Saya bertanya kedua, 'kalau begitu, kalau ada diskusi antara kelompok Apindo, Kadin dan serikat buruh, kalau ada pasal atau ayat atau isu yang tidak mencapai titik temu, apa yang harus dilakukan oleh pimpinan rapat?' 'Oh saya harus lapor dulu'. 'Oh kalo begitu Anda main-main' saya bilang. Ini negara yang mempunyai tatanan, kami para buruh jumlahnya jutaan orang, seperti kelompok pengusaha yang jumlahnya ratusan ribu orang, kok main-main. Saya kasih tahu, saya ini dan serikat bukan bawahan menteri.
Karena hal itulah kami keluar. Pertama, tidak ada sesuatu keputusan tanpa keputusan. Kedua, dia akan bertanya lagi pada dirjennya eselon I, lalu dirjen akan bertanya lagi pada menteri. Memangnya kita bawahan menteri?
Kita mencari kompromi. Kita datangi DPR. Oleh karena itu, di DPR kami minta usulan-usulan buruh dimasukan. Oleh wakil ketua DPR direspons, Pak Sufmi Dasco, pimpinan Panja Baleg juga merespons.
Oke kalau gitu bikin tim perumus.
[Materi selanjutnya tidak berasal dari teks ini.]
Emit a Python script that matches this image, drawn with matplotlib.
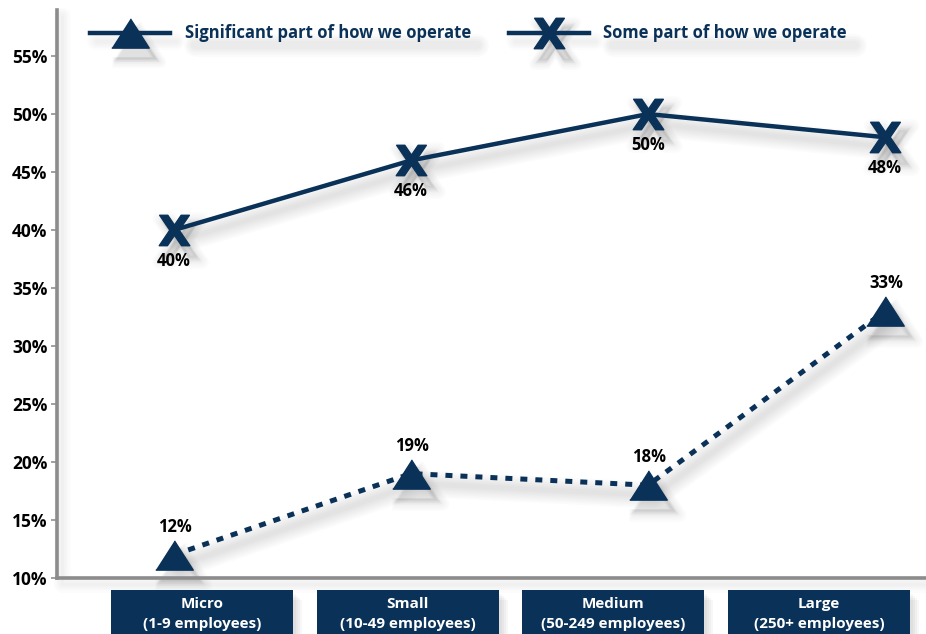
import matplotlib.pyplot as plt
from matplotlib.patches import Rectangle
from matplotlib.lines import Line2D
from matplotlib.transforms import ScaledTranslation

# Share of businesses, by size band
categories = ["Micro\n(1-9 employees)", "Small\n(10-49 employees)",
              "Medium\n(50-249 employees)", "Large\n(250+ employees)"]
significant = [12, 19, 18, 33]
some_part = [40, 46, 50, 48]
yticks = [10, 15, 20, 25, 30, 35, 40, 45, 50, 55]
series_names = ["Significant part of how we operate", "Some part of how we operate"]

navy = "#0a3157"
W, H = 926, 634
plt.rcParams["font.family"] = ["Open Sans", "DejaVu Sans"]
plt.rcParams["font.weight"] = "bold"

tri = [(-1, -0.78), (1, -0.78), (0, 0.78)]
xmark = r"$\mathbf{X}$"

fig = plt.figure(figsize=(W / 100, H / 100), dpi=100)
ax = fig.add_axes([57 / W, 1 - 578 / H, 1 - 57 / W, (578 - 10) / H])


def soft_shadow(xs, ys, base, lw=3, marker=None, ms=0, dx=6, dy=-10,
                layers=7, alpha=0.016, spread=2.6):
    """Stack of wide, faint, offset strokes that reads as a blurred drop shadow."""
    off = base + ScaledTranslation(dx / 100, dy / 100, fig.dpi_scale_trans)
    for k in range(layers):
        line = Line2D(xs, ys, transform=off, color="black", alpha=alpha,
                      lw=lw + spread * k, solid_capstyle="round",
                      solid_joinstyle="round", zorder=1)
        if marker is not None:
            line.set_marker(marker)
            line.set_markersize(ms + spread * 0.6 * k)
            line.set_markeredgewidth(spread * 0.6 * k)
            line.set_markeredgecolor("black")
        if base is ax.transData or base is ax.transAxes:
            ax.add_line(line)
            line.set_clip_on(False)
        else:
            fig.add_artist(line)


x = list(range(len(categories)))

# axis spines get a faint shadow too
soft_shadow([0, 0, 1], [1, 0, 0], ax.transAxes, lw=2, dx=5, dy=-6, layers=5, alpha=0.012)

soft_shadow(x, some_part, ax.transData, lw=3.2, marker=xmark, ms=22)
soft_shadow(x, significant, ax.transData, lw=3.6, marker=tri, ms=27)

ax.plot(x, some_part, color=navy, lw=3.2, marker=xmark, markersize=22, zorder=3)
ax.plot(x, significant, color=navy, lw=3.6, linestyle=(0, (1.4, 1.6)),
        dash_capstyle="butt", marker=tri, markersize=27, zorder=3)

for xi, v in zip(x, some_part):
    ax.annotate(f"{v}%", (xi, v), xytext=(0, -31), textcoords="offset pixels",
                ha="center", va="center", fontsize=12, fontweight="bold",
                color="black", zorder=4)
for xi, v in zip(x, significant):
    ax.annotate(f"{v}%", (xi, v), xytext=(1, 28), textcoords="offset pixels",
                ha="center", va="center", fontsize=12, fontweight="bold",
                color="black", zorder=4)

ax.set_xlim((57 - 174) / 237, (926 - 174) / 237)
ax.set_ylim(10, 58.97)
ax.set_yticks(yticks)
ax.set_yticklabels([f"{t}%" for t in yticks], fontsize=12.5, fontweight="bold")
ax.set_xticks([])
ax.tick_params(axis="y", length=4, width=1.2, color="#909090", pad=3)
for side in ["top", "right"]:
    ax.spines[side].set_visible(False)
for side in ["left", "bottom"]:
    ax.spines[side].set_color("#8c8c8c")
    ax.spines[side].set_linewidth(2.6)
    ax.spines[side].set_zorder(2)

# legend drawn by hand across the top
legend_items = [(90, 170, 130, 185, 467, tri, 27), (509, 589, 549, 603, 845, xmark, 22)]
y = 1 - 33 / H
for (x0, x1, xm, xt, xe, mk, ms), name in zip(legend_items, series_names):
    soft_shadow([x0 / W, x1 / W], [y, y], fig.transFigure, lw=2.5, dy=-8, layers=5, alpha=0.012)
    soft_shadow([xm / W], [y], fig.transFigure, lw=0, marker=mk, ms=ms, layers=6, alpha=0.02)
    soft_shadow([xt / W, xe / W], [y, y], fig.transFigure, lw=6, dx=10, dy=-12,
                layers=5, alpha=0.014)
    fig.add_artist(Line2D([x0 / W, x1 / W], [y, y], transform=fig.transFigure,
                          color=navy, lw=3.2, zorder=3))
    fig.add_artist(Line2D([xm / W], [y], transform=fig.transFigure, color=navy,
                          marker=mk, markersize=ms, zorder=3))
    fig.text(xt / W, y, name, color=navy, fontsize=12, fontweight="bold",
             va="center", ha="left", zorder=4)

# category boxes under the axis
box_w, box_h = 182 / W, (634 - 590) / H + 0.02
for i, label in enumerate(categories):
    left = (111 + i * 205.7) / W
    for k in range(4):
        fig.add_artist(Rectangle((left + (3 + 2 * k) / W, -0.02 - (4 + 2 * k) / H), box_w, box_h,
                                 transform=fig.transFigure, facecolor="black",
                                 alpha=0.03, edgecolor="none", zorder=1))
    fig.add_artist(Rectangle((left, -0.02), box_w, box_h, transform=fig.transFigure,
                             facecolor=navy, edgecolor="none", zorder=2))
    top, bottom = label.split("\n")
    fig.text(left + box_w / 2, 1 - 604 / H, top, color="white", fontsize=11,
             fontweight="bold", ha="center", va="center", zorder=3)
    fig.text(left + box_w / 2, 1 - 624 / H, bottom, color="white", fontsize=11,
             fontweight="bold", ha="center", va="center", zorder=3)

fig.savefig("out.png", dpi=100)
Karena mereka mau mengadopsi, mendengarkan pikiran-pikiram buruh, kami kasih sandingan tebal sekali konsep Q&A, tanya jawab, esekutif summary biar anggota Panja Baleg bisa dapat pemahaman yang cepat. Di situ diskusi, kami merasa dikhianati, DIM (Daftar Inventaris Masalah)-nya udah oke, kenapa kok tidak berubah seperti sekarang ini. Di mana taring DPR yang dikatakan wakil rakyat? Apakah mereka wakil pemerintah? Apakah mereka wakil partai? Itulah kami merasa dikhianatinya di situ.